Comparison table: representative muzzle velocities
| Projectile or round type | Representative muzzle velocity | Metric equivalent | Why it matters in calculations |
|---|---|---|---|
| 9 mm handgun round | 1,100 to 1,250 ft/s | 335 to 381 m/s | Shorter time of flight and greater drag sensitivity relative to high-velocity rifle rounds. |
| 5.56 NATO rifle round | 2,900 to 3,200 ft/s | 884 to 975 m/s | Flatter initial trajectory in the first part of flight due to higher launch speed. |
| 7.62 NATO rifle round | 2,600 to 2,800 ft/s | 792 to 853 m/s | Strong retained energy, but real drop still depends heavily on drag characteristics. |
These representative velocity bands are common published values for standard ammunition categories. Exact speed depends on barrel length, load, projectile mass, and manufacturer. In ideal ballistics, velocity heavily influences every output. Doubling launch speed does not merely double peak height or range in every scenario because the motion is split into vertical and horizontal components, but higher speed almost always increases the scale of the trajectory dramatically.
Step-by-step method for manual calculation
- Convert the launch angle from degrees to radians if your calculator requires it.
- Compute horizontal velocity using v cos(theta).
- Compute vertical velocity using v sin(theta).
- Use the time-of-flight formula based on launch height and gravity.

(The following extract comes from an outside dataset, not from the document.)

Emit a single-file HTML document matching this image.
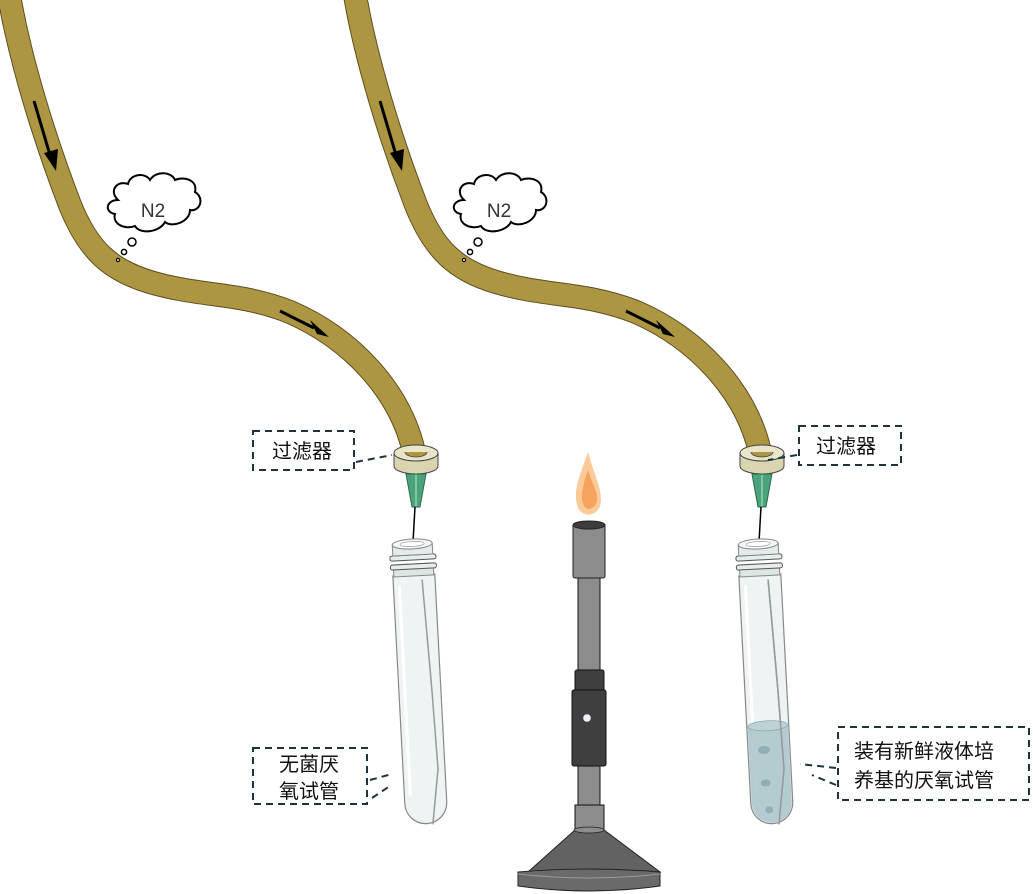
<!DOCTYPE html>
<html><head><meta charset="utf-8"><style>
html,body{margin:0;padding:0;background:#fff}
svg{display:block}
text{font-family:"Liberation Sans","Noto Sans CJK SC",sans-serif}
</style></head><body>
<svg width="1033" height="894" viewBox="0 0 1033 894" xmlns="http://www.w3.org/2000/svg">
<defs>
<g id="hose">
  <path d="M9,-5 C20,60 45,140 70,205 C88,250 110,270 150,282 C200,297 240,292 290,312 C350,338 400,390 414,452" fill="none" stroke="#5c4e20" stroke-width="24"/>
  <path d="M9,-5 C20,60 45,140 70,205 C88,250 110,270 150,282 C200,297 240,292 290,312 C350,338 400,390 414,452" fill="none" stroke="#ad9641" stroke-width="22"/>
  <line x1="34" y1="101" x2="50" y2="155" stroke="#000" stroke-width="3"/>
  <polygon points="44,153 58,149 56,171" fill="#000"/>
  <line x1="280" y1="311" x2="314" y2="328" stroke="#000" stroke-width="3"/>
  <polygon points="310,320 317,334 329,337" fill="#000"/>
  <path d="M118,200 C108,190 118,180 128,184 C130,174 145,172 150,180 C156,170 172,172 175,180 C184,176 198,180 195,192 C205,198 200,212 190,210 C190,222 172,228 165,222 C160,232 140,235 135,226 C125,230 112,224 115,214 C104,212 106,200 118,200 Z" fill="#fff" stroke="#000" stroke-width="2"/>
  <text x="153" y="217" font-size="19" text-anchor="middle" fill="#333">N2</text>
  <circle cx="132" cy="242" r="4" fill="#fff" stroke="#000" stroke-width="1.5"/>
  <circle cx="124" cy="252" r="2.6" fill="#fff" stroke="#000" stroke-width="1.5"/>
  <circle cx="118" cy="260" r="1.6" fill="#fff" stroke="#000" stroke-width="1.2"/>
  <!-- filter -->
  <path d="M394,453 L394,466 A22,8 0 0 0 438,466 L438,453 Z" fill="#d9d5b0" stroke="#444" stroke-width="1"/>
  <ellipse cx="416" cy="453" rx="22" ry="8" fill="#e8e5c8" stroke="#444" stroke-width="1"/>
  <path d="M405,452 A11,5 0 0 0 427,452" fill="#ad9641" stroke="#444" stroke-width="0.8"/>
  <polygon points="406,474 426,474 420,507 412,507" fill="#4aa37a" stroke="#2d6a4f" stroke-width="1"/>
  <line x1="416" y1="475" x2="416" y2="506" stroke="#7fc8a3" stroke-width="2"/>
  <line x1="415" y1="507" x2="413" y2="542" stroke="#000" stroke-width="1.5"/>
</g>
<g id="tube">
  <path d="M-21,35 L-21,263 A21,21 0 0 0 21,263 L21,35 Z" fill="#eef3f4" stroke="#888" stroke-width="1.2"/>
  <line x1="-15" y1="45" x2="-15" y2="255" stroke="#fff" stroke-width="3"/>
  <path d="M8,40 L12,150 L14,230 L6,285" fill="none" stroke="#999" stroke-width="1.5"/>
  <rect x="-20" y="24" width="40" height="12" fill="#dde6e7" stroke="#888" stroke-width="1"/>
  <rect x="-23" y="15" width="46" height="5" rx="2" fill="#e6eded" stroke="#555" stroke-width="1"/>
  <rect x="-23" y="24" width="46" height="5" rx="2" fill="#e6eded" stroke="#555" stroke-width="1"/>
  <rect x="-20" y="4" width="40" height="11" fill="#e4ebec" stroke="#888" stroke-width="1"/>
  <ellipse cx="0" cy="4" rx="20" ry="5" fill="#f2f6f6" stroke="#888" stroke-width="1"/>
  <ellipse cx="0" cy="4" rx="12" ry="2.5" fill="#fff" stroke="#aaa" stroke-width="0.8"/>
</g>
</defs>

<use href="#hose"/>
<use href="#hose" transform="translate(346,0)"/>

<g transform="translate(412,540) rotate(-3)"><use href="#tube"/></g>
<g transform="translate(758,540) rotate(-3)">
  <use href="#tube"/>
  <path d="M-20,186 L-20,263 A20,20 0 0 0 20,263 L20,186 Z" fill="#a9c3c9" opacity="0.85"/>
  <ellipse cx="0" cy="186" rx="20" ry="5" fill="#bcd2d6" stroke="#8aa" stroke-width="0.8"/>
  <ellipse cx="-5" cy="210" rx="6" ry="4" fill="#8fb0b8"/>
  <ellipse cx="-5" cy="243" rx="5" ry="3.5" fill="#8fb0b8"/>
  <ellipse cx="-3" cy="270" rx="4" ry="3.5" fill="#8fb0b8"/>
  <path d="M8,40 L12,150 L14,230 L6,285" fill="none" stroke="#999" stroke-width="1.5"/>
</g>

<!-- burner -->
<path d="M588,452 C580,475 572,492 578,508 C584,518 596,516 600,506 C604,492 594,475 588,452 Z" fill="#fcc999"/>
<path d="M588,470 C582,488 580,498 584,506 C588,512 596,508 597,500 C598,492 592,484 588,470 Z" fill="#f5a35e"/>
<rect x="578" y="578" width="22" height="94" fill="#8c8c8c" stroke="#111" stroke-width="1"/>
<rect x="573" y="524" width="32" height="54" rx="2" fill="#8c8c8c" stroke="#222" stroke-width="1"/>
<ellipse cx="589" cy="525" rx="16" ry="4" fill="#3d3d3d" stroke="#222" stroke-width="1"/>
<rect x="575" y="670" width="29" height="22" rx="2" fill="#3f3f3f" stroke="#111" stroke-width="1"/>
<rect x="572" y="690" width="34" height="76" rx="2" fill="#3f3f3f" stroke="#111" stroke-width="1"/>
<circle cx="587" cy="718" r="4" fill="#eef" stroke="#555" stroke-width="0.5"/>
<rect x="578" y="766" width="22" height="40" fill="#8c8c8c" stroke="#111" stroke-width="1"/>
<rect x="575" y="805" width="29" height="26" fill="#8c8c8c" stroke="#111" stroke-width="1"/>
<path d="M575,830 L528,872 L660,872 L604,830 Z" fill="#626262" stroke="#222" stroke-width="1"/>
<ellipse cx="589" cy="830" rx="15" ry="3" fill="#8c8c8c" stroke="#222" stroke-width="0.8"/>
<path d="M518,872 L518,886 Q589,896 660,886 L660,872 Q589,866 518,872 Z" fill="#6a6a6a" stroke="#222" stroke-width="1"/>
<path d="M518,874 Q589,882 660,874" fill="none" stroke="#999" stroke-width="1"/>

<!-- labels -->
<g fill="none" stroke="#1b3440" stroke-width="2" stroke-dasharray="7,5">
  <rect x="253" y="431" width="101" height="39"/>
  <path d="M356,462 L392,455"/>
  <rect x="799" y="426" width="102" height="39"/>
  <path d="M797,455 L768,460"/>
  <rect x="253" y="748" width="114" height="56"/>
  <path d="M370,780 L392,774 M372,798 L390,786"/>
  <rect x="838" y="727" width="191" height="73"/>
  <path d="M836,768 L800,764 M836,785 L812,775"/>
</g>
<g font-size="20" fill="#111">
  <text x="272" y="458">过滤器</text>
  <text x="816" y="453">过滤器</text>
  <text x="279" y="771">无菌厌</text>
  <text x="279" y="798">氧试管</text>
  <text x="854" y="758">装有新鲜液体培</text>
  <text x="854" y="787">养基的厌氧试管</text>
</g>
</svg>
</body></html>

- Multiply horizontal velocity by total flight time to get range.
- Use h + vy² / (2g) to find maximum height.
- Optionally calculate impact speed from the final horizontal and vertical velocity components.
Common mistakes people make
- Mixing units: A very common error is entering speed in feet per second while keeping gravity in m/s². Use one coherent unit system.
- Ignoring launch height: Starting from a tower, platform, bench, or elevated muzzle changes the total flight time.
- Using degrees incorrectly: Some calculators expect radians. A wrong angle mode ruins every result.
- Assuming ideal and real results are identical: They are not. Real bullets are strongly affected by drag.
- Forgetting context: The formula is idealized. It is excellent for understanding motion, but not enough for precision external ballistics.
When to move beyond the basic ballistic calculation formula
If your goal is long-range shooting, forensic reconstruction, aerospace trajectory work, or military fire control, the simple formula is only the first layer. You will likely need a drag-based solver that uses measured ballistic coefficients and atmospheric inputs. In those settings, the difference between ideal range and actual impact point can be large. Wind drift alone can dominate error at distance. That said, the ideal formula remains essential because it provides a clean benchmark. If a complex solver gives a result that contradicts the basic geometry of launch angle, speed, and gravity, that is a sign to recheck your assumptions or input values.
Authoritative references for further study
For deeper reading on projectile motion and gravity, review these authoritative sources:
- NASA Glenn Research Center: projectile and rocket motion fundamentals
- NIST: SI units and accepted physical constants context
- LibreTexts Physics: projectile motion worked examples
Final takeaway
The ballistic calculation formula is the mathematical backbone of projectile motion. In its simplest form, it shows how launch speed, angle, height, and gravity interact to create a predictable parabolic arc. While real external ballistics requires more advanced modeling, the ideal equations remain the fastest way to understand the structure of a trajectory. Use this calculator to build intuition, compare environments, and verify manual calculations. Then, when needed, move on to drag-inclusive solvers for precision work.